Melanie Mitchell is Professor of Computer Science at Portland State University, and External Professor and Member of the Science Board at the Santa Fe Institute. She has held faculty or professional positions at the University of Michigan, the Santa Fe Institute, Los Alamos National Laboratory, the OGI School of Science and Engineering, and Portland State University. She is the author or editor of five books and over 70 scholarly papers in the fields of artificial intelligence, cognitive science, and complex systems. Her most recent book, Complexity: A Guided Tour (Oxford, 2009), won the 2010 Phi Beta Kappa Science Book Award. It was also named by Amazon.com as one of the ten best science books of 2009, and was longlisted for the Royal Society’s 2010 book prize. Melanie directs the Santa Fe Institute’s Complexity Explorer project, which offers online courses and other educational resources related to the field of complex systems.
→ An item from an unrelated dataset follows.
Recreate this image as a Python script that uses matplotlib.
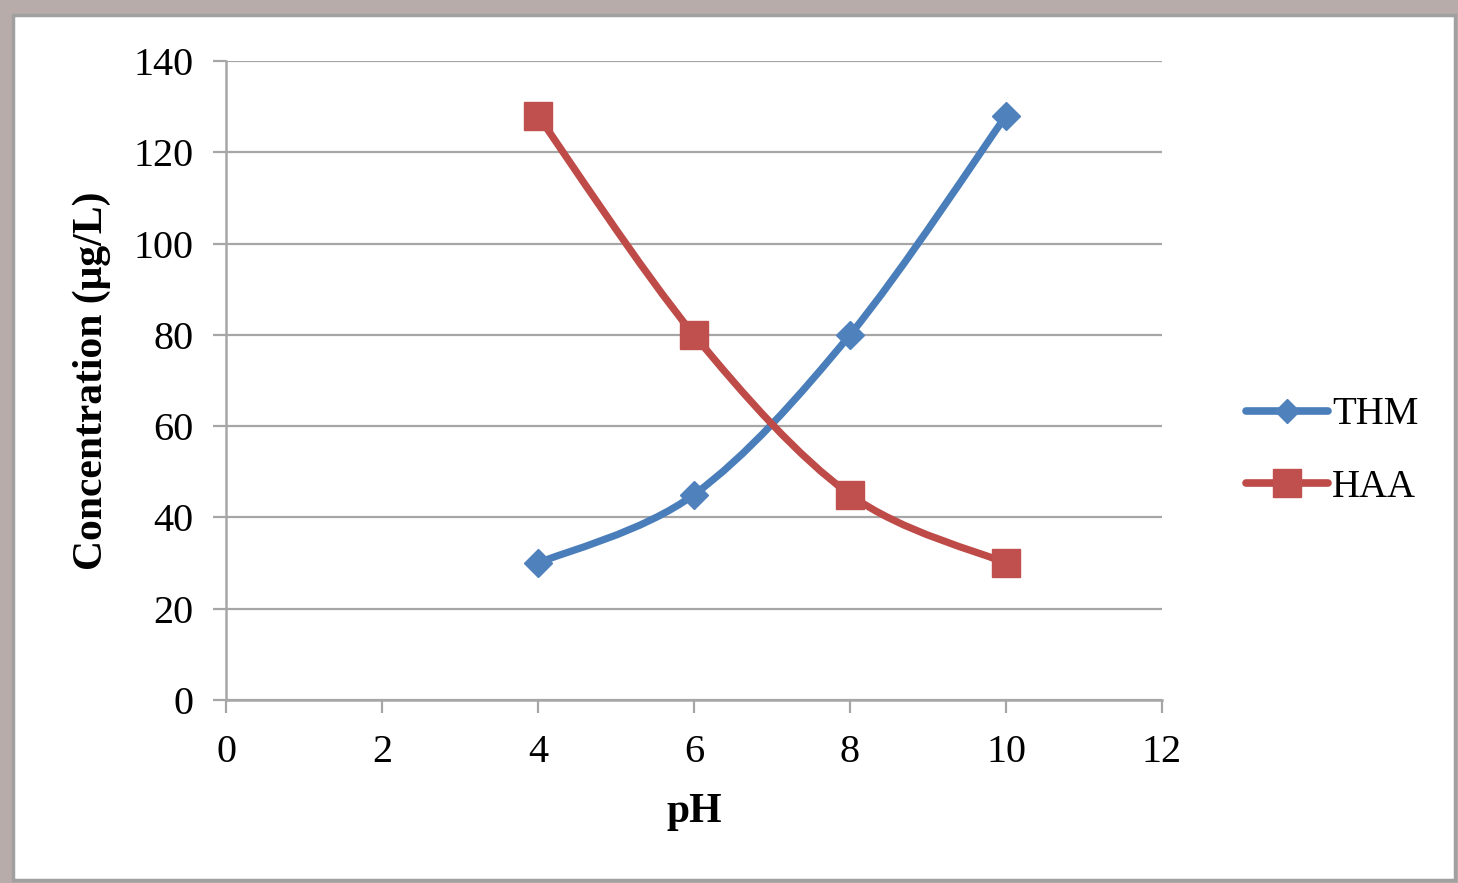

David O’Sullivan: Spatial Simulation

David O’Sullivan is an Associate Professor in the Department of Geography at the University of California, Berkeley.  His research explores the relationships between spatial structures and processes using the simulation models of complexity science.  He examines fundamental concepts in spatial analysis and modeling, as well as the implications of how we represent the world using geospatial technologies, computation, and the complexity sciences, and then use these representations to do geography.   These ideas are central to his new book Spatial Simulation: Exploring Pattern and Process.

Cassandra Moseley: Complexity and Social Resilience

Cass is the Director of both the Institute for a Sustainable Environment (ISE) and the Ecosystem Workforce Program at the University of Oregon, and is on the Graduate Faculty of the Department of Political Science. Her research focuses on natural resource politics and policy, public land management, community-based conservation, natural resources business and labor, community forestry, rural development, political institutions like the U.S. Forest Service, and American political development.  Her research is located primarily in the Pacific Northwest and the American West.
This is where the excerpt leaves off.